My tendency to have white friends also crossed over into my romantic relationships. From a young age, I knew that I would probably wind up marrying a white guy. My first crush was Jordan Knight from the New Kids on the Block. I spent my formative years thinking I was going to be Mrs. Justin Timberlake (I still wouldn't mind it). I hooked up with a black guy once, even though I kind of did it so I could say that I did. I admit that I am more attracted to white men. While I haven't married one, I did have a baby with one; my son is two-and-a-half years old and looks super-white. I don't love him more because of this, though.
I have never shied away from my race, but I have realized that I can still be a confident, proud black woman and still love the things and people I love. But despite everything that has happened throughout my life, I have never been more aware of my race than in the last two years.
Given the tensions surrounding the deaths of Eric Garner, Tamir Rice, Sandra Bland, Alton Sterling, and Philando Castile, I have become more vocal about the racial injustice in this country. I have taken issue with the lack of diversity in the entertainment industry and have spoken on it. I have become more outspoken and vigilant. And sometimes I have been taken aback by the ignorant responses from some of my white friends on social media.
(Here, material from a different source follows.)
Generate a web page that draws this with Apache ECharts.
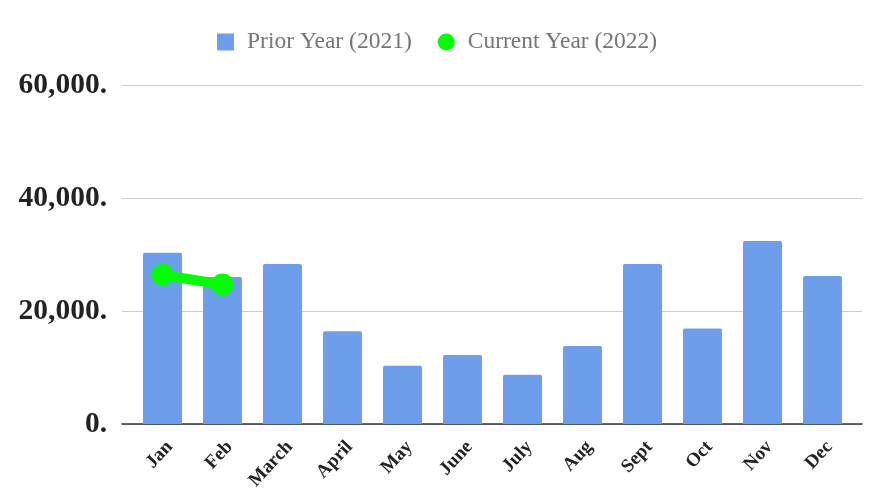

I guess I expected more from them, but I am also realistic based on what I know about their upbringings. Many of my white friends from Staten Island are especially indoctrinated into a certain belief system because of the geography of the area. I think many of them are surprised when I speak about racial injustices because they don't see me as black.
As for my white friends, though some of them were totally off-base in their reactions to my speaking up, many have responded in a far more enlightened way than I expected. I hope that it's due to more than just me being their black friend, but at the same time, if being my friend has been the thing that propels them into fighting against racial injustice, I'm glad to be the reason.